Today marks the 25th anniversary of the untimely passing of Congressman Mickey Leland. While leading a relief mission to a refugee camp in Ethiopia, his plane went down in remote mountains, killing him, his staff, and a group of international leaders.
Mickey was my boss, my mentor, and my dear friend. He died as he lived, trying to end world hunger and serving as a voice for the voiceless. His story is worthy of celebration and remembrance, as the values he embraced still live on a quarter of a century later.
First elected to the Texas House of Representatives in 1972, Mickey was unlike anyone who had ever served in that body previously. Picture an African American with an afro, platform shoes, leather shoulder bag, and bright dashiki walking around the Texas Capitol. He caused quite a stir.
By the time he got elected to the U.S. House of Representatives in 1978 – replacing Barbara Jordan – he had traded in the dashiki for a business suit, but that did not change what he fought for. He used his position in Washington to shine the spotlight on the plight of the powerless in this world.
Mickey had a motto, quoted from the Talmud: “If you save one life, you save the world.” He put that motto in practice, fighting to bridge the differences in our society, expand diversity, and end world hunger.
One of the first things he did in Congress was create a program that has sent hundreds of students from his congressional district to Israel during the summer of their junior year of high school, helping to broaden their perspective of the world.
He also began an internship program to start casting the net for more minority students to get involved in government service – one that I emulated through the Texas Legislative Internship Program. Mickey opened the door to students interested in the system and helped them get their foot in the door for training and experience. His efforts helped change lives, and also – in small ways – helped change the culture and complexion of the professional staff in Congress.
It was also his staff that ended up changing my life. I met Licia Green at an event in DC with Mickey. She later moved to Houston to run his district office, we fell in love and got married, and the rest is history.

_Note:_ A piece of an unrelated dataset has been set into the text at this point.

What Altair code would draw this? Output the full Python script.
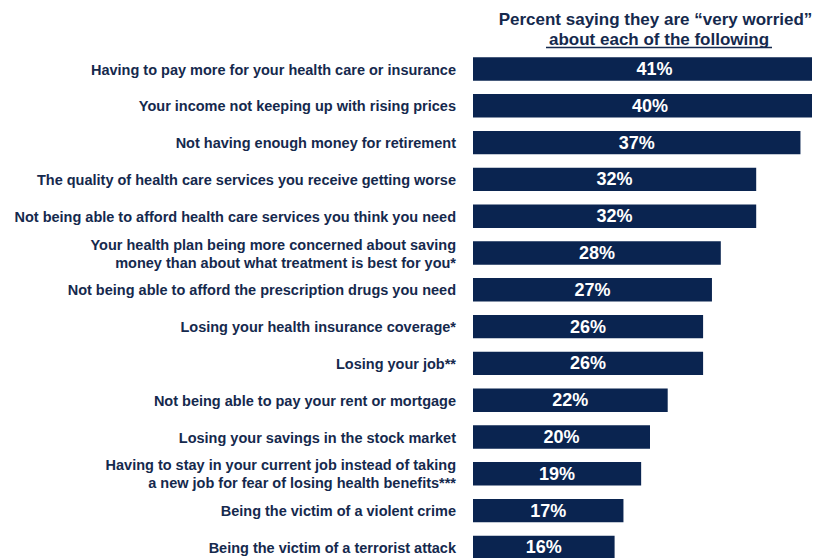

But the cause that came to define Mickey was the plight of Africa, particularly the children of the continent. He talked frequently and eloquently about how this issue became his defining cause. On a trip to the Sudan in 1984, he watched a young girl die of starvation right before his eyes. He said he saw her face every day.
He knew something had to be done, and he was in a position to do something about it. He worked hard to expand ties and increase aid to the nations of Africa. He championed anti-hunger efforts and helped expand U.S. aid to Ethiopia during the famine in 1985. He traveled frequently to Ethiopia and across Africa and put into practice his deep belief that we are supposed to help “the least of our brothers.”

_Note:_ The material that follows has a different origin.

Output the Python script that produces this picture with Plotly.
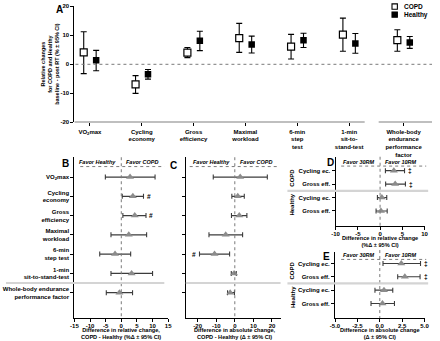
import plotly.graph_objects as go

W, H = 440, 341
def fx(px): return px / W
def fy(py): return 1 - py / H

FONT = "Liberation Sans, Arial, sans-serif"

# ---------------- Panel A data ----------------
a_categories = ["VO<sub>2</sub>max", "Cycling<br>economy", "Gross<br>efficiency", "Maximal<br>workload",
                "6-min<br>step<br>test", "1-min<br>sit-to-<br>stand-test",
                "Whole-body<br>endurance<br>performance<br>factor"]
a_positions = [0, 1, 2, 3, 4, 5, 6.05]
copd_mean = [4.1, -6.9, 4.0, 9.0, 6.1, 10.2, 8.3]
copd_lo = [-3.2, -10.0, 2.3, 4.1, 1.8, 4.5, 4.5]
copd_hi = [11.2, -3.9, 5.8, 14.1, 10.3, 15.9, 11.9]
healthy_mean = [1.4, -3.4, 8.1, 6.8, 8.3, 7.2, 7.5]
healthy_lo = [-2.2, -5.1, 4.7, 3.9, 5.8, 3.8, 5.5]
healthy_hi = [4.8, -1.8, 11.4, 9.7, 10.7, 10.6, 9.6]
a_yticks = [-20, -10, 0, 10, 20]

# ---------------- Panel B / C data ----------------
bc_labels = ["VO<sub>2</sub>max", "Cycling<br>economy", "Gross<br>efficiency", "Maximal<br>workload",
             "6-min<br>step test", "1-min<br>sit-to-stand-test",
             "Whole-body endurance<br>performance factor"]
b_mean = [2.8, 3.7, 4.3, 2.4, -2.0, 3.3, -0.6]
b_lo = [-5.1, 0.3, 0.5, -3.3, -6.9, -3.3, -4.8]
b_hi = [10.8, 7.1, 7.9, 8.1, 3.0, 10.0, 3.6]
b_sig = ["", "#", "#", "", "", "", ""]
b_xticks = [-15, -10, -5, 0, 5, 10, 15]

c_mean = [2.9, 1.6, 2.4, -4.9, -10.9, -0.4, -2.5]
c_lo = [-11.6, -1.6, -1.8, -13.9, -19.0, -1.9, -3.9]
c_hi = [17.5, 5.1, 6.5, 4.2, -2.8, 0.8, -0.2]
c_sig = ["", "", "", "", "#", "", ""]
c_xticks = [-20, -10, 0, 10, 20]

# ---------------- Panel D / E data ----------------
de_labels = ["Cycling ec.", "Gross eff.", "Cycling ec.", "Gross eff."]
de_groups = ["COPD", "Healthy"]
d_mean = [3.1, 3.4, 0.4, 0.2]
d_lo = [1.2, 1.25, -0.6, -0.9]
d_hi = [5.5, 5.7, 1.5, 1.6]
d_sig = ["‡", "‡", "", ""]
d_xticks = [-10, -5, 0, 5, 10]

e_mean = [2.4, 2.8, 0.47, 0.3]
e_lo = [0.36, 2.0, -0.54, -0.98]
e_hi = [4.55, 4.5, 1.45, 1.64]
e_sig = ["‡", "‡", "", ""]
e_xticks = [-5.0, -2.5, 0.0, 2.5, 5.0]


def lbl(v, fmt="{:g}"):
    return fmt.format(v).replace("−", "-")


fig = go.Figure()

# ---------- Panel A traces ----------
off = 0.12
fig.add_trace(go.Scatter(
    x=[p - off for p in a_positions], y=copd_mean, mode="markers", name="COPD",
    marker=dict(symbol="square", size=7, color="white", line=dict(color="black", width=1.2)),
    error_y=dict(type="data", symmetric=False,
                 array=[h - m for h, m in zip(copd_hi, copd_mean)],
                 arrayminus=[m - l for m, l in zip(copd_mean, copd_lo)],
                 color="black", thickness=1.1, width=3),
    xaxis="x", yaxis="y", showlegend=False))
fig.add_trace(go.Scatter(
    x=[p + off for p in a_positions], y=healthy_mean, mode="markers", name="Healthy",
    marker=dict(symbol="square", size=6.5, color="black", line=dict(color="black", width=0)),
    error_y=dict(type="data", symmetric=False,
                 array=[h - m for h, m in zip(healthy_hi, healthy_mean)],
                 arrayminus=[m - l for m, l in zip(healthy_mean, healthy_lo)],
                 color="black", thickness=1.1, width=3),
    xaxis="x", yaxis="y", showlegend=False))


def forest(mean, lo, hi, xa, ya):
    rows = list(range(len(mean)))
    fig.add_trace(go.Scatter(
        x=mean, y=rows, mode="markers",
        marker=dict(symbol="triangle-up", size=7, color="#8c8c8c", line=dict(width=0)),
        error_x=dict(type="data", symmetric=False,
                     array=[h - m for h, m in zip(hi, mean)],
                     arrayminus=[m - l for m, l in zip(mean, lo)],
                     color="#3c3c3c", thickness=1.1, width=2.5),
        xaxis=xa, yaxis=ya, showlegend=False))


forest(b_mean, b_lo, b_hi, "x2", "y2")
forest(c_mean, c_lo, c_hi, "x3", "y3")
forest(d_mean, d_lo, d_hi, "x4", "y4")
forest(e_mean, e_lo, e_hi, "x5", "y5")

tickfont = dict(family=FONT, size=6, color="black", weight="bold")
common = dict(showgrid=False, zeroline=False, ticks="outside", ticklen=3, tickwidth=1.1,
              tickcolor="black", linecolor="black", linewidth=1.2, tickfont=tickfont,
              fixedrange=True)
xcommon = dict(common, ticklabelstandoff=-1)

layout = dict(
    width=W, height=H, autosize=False,
    margin=dict(l=0, r=0, t=0, b=0),
    paper_bgcolor="white", plot_bgcolor="rgba(0,0,0,0)",
    font=dict(family=FONT, size=6, color="black", weight="bold"),
    showlegend=False,
    # Panel A
    xaxis=dict(domain=[fx(71), fx(437)], range=[-0.30, 6.6], anchor="y",
               tickvals=a_positions, ticktext=a_categories, showline=False, **common),
    yaxis=dict(domain=[fy(121.5), fy(3.3)], range=[-20, 20], anchor="x",
               tickvals=a_yticks, ticktext=[lbl(v) for v in a_yticks], showline=True, **common),
    # Panel B
    xaxis2=dict(domain=[fx(71), fx(167)], range=[-15, 15], anchor="y2",
                tickvals=b_xticks, ticktext=[lbl(v) for v in b_xticks], showline=True, **xcommon),
    yaxis2=dict(domain=[fy(320.7), fy(157)], range=[7.32, -1.03], anchor="x2",
                tickvals=list(range(7)), ticktext=bc_labels, showline=True, **common),
    # Panel C
    xaxis3=dict(domain=[fx(185.7), fx(282.7)], range=[-26, 25], anchor="y3",
                tickvals=c_xticks, ticktext=[lbl(v) for v in c_xticks], showline=True, **xcommon),
    yaxis3=dict(domain=[fy(320.7), fy(157)], range=[7.32, -1.03], anchor="x3",
                tickvals=list(range(7)), showticklabels=False, showline=True, **common),
    # Panel D
    xaxis4=dict(domain=[fx(338.3), fx(429.3)], range=[-10, 10], anchor="y4",
                tickvals=d_xticks, ticktext=[lbl(v) for v in d_xticks], showline=True, **xcommon),
    yaxis4=dict(domain=[fy(226.7), fy(157)], range=[4.1, -1.0], anchor="x4",
                tickvals=list(range(4)), ticktext=de_labels, showline=True, **common),
    # Panel E
    xaxis5=dict(domain=[fx(337.7), fx(429.3)], range=[-5, 5], anchor="y5",
                tickvals=e_xticks, ticktext=[lbl(v, "{:.1f}") for v in e_xticks], showline=True, **xcommon),
    yaxis5=dict(domain=[fy(320.7), fy(253)], range=[4.1, -0.9], anchor="x5",
                tickvals=list(range(4)), ticktext=de_labels, showline=True, **common),
)
fig.update_layout(**layout)

shapes = []
ann = []

DOT = dict(color="#7a7a7a", width=1, dash="dot")
SEP = dict(color="#d4d4d4", width=2.2)
AX = dict(color="black", width=1.2)

# Panel A: broken x axis + zero line
shapes.append(dict(type="line", xref="x", yref="y", x0=-0.30, x1=5.30, y0=-20, y1=-20, line=AX))
shapes.append(dict(type="line", xref="x", yref="y", x0=5.57, x1=6.6, y0=-20, y1=-20, line=AX))
shapes.append(dict(type="line", xref="x", yref="y", x0=-0.28, x1=6.6, y0=0, y1=0, line=DOT))

# Legend for A
for i, (name, fill) in enumerate([("COPD", "white"), ("Healthy", "black")]):
    cy = 3.6 + i * 8.2
    shapes.append(dict(type="rect", xref="paper", yref="paper",
                       x0=fx(396), x1=fx(401.5), y0=fy(cy + 2.7), y1=fy(cy - 2.7),
                       line=dict(color="black", width=1.1), fillcolor=fill))
    ann.append(dict(text=name, x=fx(406), y=fy(cy), xref="paper", yref="paper",
                    xanchor="left", yanchor="middle", showarrow=False,
                    font=dict(family=FONT, size=6.5, color="black", weight="bold")))

# A y title
ann.append(dict(text="Relative changes<br>for COPD and Healthy<br>baseline - post RT (% ± 95% CI)",
                x=fx(46), y=fy(62), xref="paper", yref="paper", textangle=-90,
                xanchor="center", yanchor="middle", showarrow=False,
                font=dict(family=FONT, size=5.5, color="black", weight="bold")))

# Panel letters
for letter, px, py in [("A", 56, 7), ("B", 62, 163), ("C", 172, 165), ("D", 333, 162), ("E", 329, 258)]:
    ann.append(dict(text=letter, x=fx(px), y=fy(py), xref="paper", yref="paper",
                    xanchor="center", yanchor="middle", showarrow=False,
                    font=dict(family=FONT, size=10, color="black", weight="bold")))

hfont = dict(family=FONT, size=5.5, color="black", weight="bold", style="italic")


def header(xa, left_txt, right_txt, py, x_lo_px, x_hi_px, y_bottom_px):
    ann.append(dict(text=left_txt, x=0, y=fy(py), xref=xa, yref="paper", xanchor="right",
                    yanchor="middle", xshift=-3, showarrow=False, font=hfont))
    ann.append(dict(text=right_txt, x=0, y=fy(py), xref=xa, yref="paper", xanchor="left",
                    yanchor="middle", xshift=3, showarrow=False, font=hfont))
    shapes.append(dict(type="line", xref="paper", yref="paper", x0=fx(x_lo_px), x1=fx(x_hi_px),
                       y0=fy(py + 4.5), y1=fy(py + 4.5), line=DOT))
    shapes.append(dict(type="line", xref=xa, yref="paper", x0=0, x1=0,
                       y0=fy(py - 5), y1=fy(y_bottom_px), line=DOT))


header("x2", "Favor Healthy", "Favor COPD", 162, 77, 163, 320.7)
header("x3", "Favor Healthy", "Favor COPD", 162, 189, 280, 320.7)
header("x4", "Favor 30RM", "Favor 10RM", 161.5, 344, 431, 226.7)
header("x5", "Favor 30RM", "Favor 10RM", 256.5, 344, 431, 320.7)

# separators
shapes.append(dict(type="line", xref="paper", yref="y2", x0=fx(1), x1=fx(163), y0=5.5, y1=5.5, line=SEP))
shapes.append(dict(type="line", xref="paper", yref="y3", x0=fx(185), x1=fx(282), y0=5.5, y1=5.5, line=SEP))
shapes.append(dict(type="line", xref="paper", yref="y4", x0=fx(289), x1=fx(433), y0=1.5, y1=1.5, line=SEP))
shapes.append(dict(type="line", xref="paper", yref="y5", x0=fx(289), x1=fx(433), y0=1.5, y1=1.5, line=SEP))

# significance marks
sfont = dict(family=FONT, size=6.5, color="black", weight="bold")
for xa, ya, sig, lo, hi in [("x2", "y2", b_sig, b_lo, b_hi), ("x3", "y3", c_sig, c_lo, c_hi),
                            ("x4", "y4", d_sig, d_lo, d_hi), ("x5", "y5", e_sig, e_lo, e_hi)]:
    for i, s in enumerate(sig):
        if not s:
            continue
        if hi[i] > 0:
            ann.append(dict(text=s, x=hi[i], y=i, xref=xa, yref=ya, xanchor="left", yanchor="middle",
                            xshift=1.5, showarrow=False, font=sfont))
        else:
            ann.append(dict(text=s, x=lo[i], y=i, xref=xa, yref=ya, xanchor="right", yanchor="middle",
                            xshift=-1.5, showarrow=False, font=sfont))

# group labels D / E
gfont = dict(family=FONT, size=6, color="black", weight="bold")
for ya in ["y4", "y5"]:
    for g, yc in zip(de_groups, [0.5, 2.5]):
        ann.append(dict(text=g, x=fx(294), y=yc, xref="paper", yref=ya, textangle=-90,
                        xanchor="center", yanchor="middle", showarrow=False, font=gfont))

# axis titles
tfont = dict(family=FONT, size=5.6, color="black", weight="bold")
for xa, txt, py in [("x2", "Difference in relative change,<br>COPD - Healthy (%Δ ± 95% CI)", 336.5),
                    ("x3", "Difference in absolute change,<br>COPD - Healthy (Δ ± 95% CI)", 336.5),
                    ("x4", "Difference in relative change<br>(%Δ ± 95% CI)", 242.5),
                    ("x5", "Difference in absolute change<br>(Δ ± 95% CI)", 336.5)]:
    ann.append(dict(text=txt, x=0, y=fy(py), xref=xa, yref="paper", xanchor="center",
                    yanchor="middle", showarrow=False, font=tfont))

fig.update_layout(shapes=shapes, annotations=ann)
fig.write_html("out.html", config={"displayModeBar": False},
               post_script="document.body.style.margin='0';document.body.style.overflow='hidden';")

I still miss Mickey every day, but the lessons that he taught me will always guide my public service.
He taught me that there are no lost causes or unwinnable fights. He taught me that patience, cooperation, and dedication are the small but vital steps of progress.

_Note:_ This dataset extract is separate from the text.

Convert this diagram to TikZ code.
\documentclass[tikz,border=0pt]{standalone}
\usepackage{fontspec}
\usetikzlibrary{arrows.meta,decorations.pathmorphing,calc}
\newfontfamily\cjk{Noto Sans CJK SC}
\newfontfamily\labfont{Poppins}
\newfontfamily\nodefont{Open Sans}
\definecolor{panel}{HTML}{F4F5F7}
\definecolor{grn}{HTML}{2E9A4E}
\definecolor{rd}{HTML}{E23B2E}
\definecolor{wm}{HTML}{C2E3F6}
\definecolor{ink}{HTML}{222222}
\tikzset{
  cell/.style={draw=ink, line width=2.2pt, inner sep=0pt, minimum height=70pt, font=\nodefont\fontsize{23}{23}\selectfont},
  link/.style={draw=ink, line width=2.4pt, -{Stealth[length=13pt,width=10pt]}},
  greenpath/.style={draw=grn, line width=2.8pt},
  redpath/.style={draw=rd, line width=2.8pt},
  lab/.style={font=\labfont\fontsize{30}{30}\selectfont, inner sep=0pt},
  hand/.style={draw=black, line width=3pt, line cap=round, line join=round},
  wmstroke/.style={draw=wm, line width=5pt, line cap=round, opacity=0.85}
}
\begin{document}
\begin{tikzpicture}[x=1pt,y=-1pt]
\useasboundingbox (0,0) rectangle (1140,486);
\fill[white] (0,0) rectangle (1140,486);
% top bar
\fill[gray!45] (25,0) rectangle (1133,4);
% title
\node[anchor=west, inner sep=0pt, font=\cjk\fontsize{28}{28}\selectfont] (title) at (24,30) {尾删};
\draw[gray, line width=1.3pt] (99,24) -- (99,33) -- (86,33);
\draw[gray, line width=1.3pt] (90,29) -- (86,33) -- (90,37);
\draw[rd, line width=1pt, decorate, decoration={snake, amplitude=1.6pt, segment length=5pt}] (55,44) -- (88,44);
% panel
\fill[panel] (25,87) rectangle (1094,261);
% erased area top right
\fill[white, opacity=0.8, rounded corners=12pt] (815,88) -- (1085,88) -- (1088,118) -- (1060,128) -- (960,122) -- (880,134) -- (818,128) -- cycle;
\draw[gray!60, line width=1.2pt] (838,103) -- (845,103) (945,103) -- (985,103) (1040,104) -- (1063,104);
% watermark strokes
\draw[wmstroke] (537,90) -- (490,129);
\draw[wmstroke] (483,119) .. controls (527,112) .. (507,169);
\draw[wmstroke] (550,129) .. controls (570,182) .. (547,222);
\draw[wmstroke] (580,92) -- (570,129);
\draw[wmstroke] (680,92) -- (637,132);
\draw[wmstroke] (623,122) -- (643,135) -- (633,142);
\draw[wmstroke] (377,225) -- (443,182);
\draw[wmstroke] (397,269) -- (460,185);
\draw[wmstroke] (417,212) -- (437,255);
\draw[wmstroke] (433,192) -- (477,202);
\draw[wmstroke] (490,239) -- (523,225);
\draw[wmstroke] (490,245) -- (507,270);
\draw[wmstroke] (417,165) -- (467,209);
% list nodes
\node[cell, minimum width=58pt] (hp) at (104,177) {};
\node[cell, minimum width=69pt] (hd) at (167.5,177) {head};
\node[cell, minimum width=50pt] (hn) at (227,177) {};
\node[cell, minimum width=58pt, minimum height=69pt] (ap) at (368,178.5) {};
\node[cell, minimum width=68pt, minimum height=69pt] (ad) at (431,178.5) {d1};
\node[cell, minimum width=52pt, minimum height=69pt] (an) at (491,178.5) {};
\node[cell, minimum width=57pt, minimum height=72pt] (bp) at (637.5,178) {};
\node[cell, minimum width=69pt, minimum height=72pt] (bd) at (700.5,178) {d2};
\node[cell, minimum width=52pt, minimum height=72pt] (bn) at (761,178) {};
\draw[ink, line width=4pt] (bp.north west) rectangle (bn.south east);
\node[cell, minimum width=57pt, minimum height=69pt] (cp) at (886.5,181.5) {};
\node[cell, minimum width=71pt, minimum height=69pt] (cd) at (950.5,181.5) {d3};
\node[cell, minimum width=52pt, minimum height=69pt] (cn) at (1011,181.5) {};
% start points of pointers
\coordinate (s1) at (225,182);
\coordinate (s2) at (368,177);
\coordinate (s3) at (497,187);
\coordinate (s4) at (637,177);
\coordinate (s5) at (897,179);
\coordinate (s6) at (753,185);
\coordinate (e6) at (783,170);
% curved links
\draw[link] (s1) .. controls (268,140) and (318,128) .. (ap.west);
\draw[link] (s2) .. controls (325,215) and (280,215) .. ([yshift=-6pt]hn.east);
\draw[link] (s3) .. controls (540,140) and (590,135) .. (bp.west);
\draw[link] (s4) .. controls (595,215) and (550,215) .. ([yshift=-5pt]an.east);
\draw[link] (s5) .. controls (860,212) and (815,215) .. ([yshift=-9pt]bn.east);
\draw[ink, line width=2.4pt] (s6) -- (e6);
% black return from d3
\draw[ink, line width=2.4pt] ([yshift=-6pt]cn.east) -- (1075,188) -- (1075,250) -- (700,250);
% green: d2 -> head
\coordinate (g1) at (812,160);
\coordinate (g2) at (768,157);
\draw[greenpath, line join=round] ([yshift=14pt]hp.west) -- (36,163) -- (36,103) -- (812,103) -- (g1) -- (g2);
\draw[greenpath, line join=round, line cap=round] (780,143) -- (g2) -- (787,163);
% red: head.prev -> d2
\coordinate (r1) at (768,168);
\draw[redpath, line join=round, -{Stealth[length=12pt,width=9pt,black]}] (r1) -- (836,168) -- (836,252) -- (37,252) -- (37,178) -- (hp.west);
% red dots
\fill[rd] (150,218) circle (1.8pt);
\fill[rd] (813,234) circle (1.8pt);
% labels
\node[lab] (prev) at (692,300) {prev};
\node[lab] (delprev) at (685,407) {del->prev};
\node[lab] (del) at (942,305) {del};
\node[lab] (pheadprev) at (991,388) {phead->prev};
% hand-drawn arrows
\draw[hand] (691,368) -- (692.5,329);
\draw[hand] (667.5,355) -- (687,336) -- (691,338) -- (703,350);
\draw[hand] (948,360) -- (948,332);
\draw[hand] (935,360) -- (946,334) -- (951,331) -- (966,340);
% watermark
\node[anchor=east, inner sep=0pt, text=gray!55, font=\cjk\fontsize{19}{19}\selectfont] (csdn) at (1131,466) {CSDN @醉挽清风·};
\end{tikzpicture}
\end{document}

He taught me that change comes in constant and consistent action, not in one fell swoop. He taught me that we are responsible not just for ourselves and our families, not just for our friends or neighbors, but for the people and children of the world.
And he taught me that we can all make a difference if we simply choose to get involved and take a stand.
So I am using the anniversary of Mickey’s passing as a moment to rededicate myself to the values that he espoused: courage, compassion, and a commitment to all people. I hope today’s solemn occasion will cause more to follow his lead.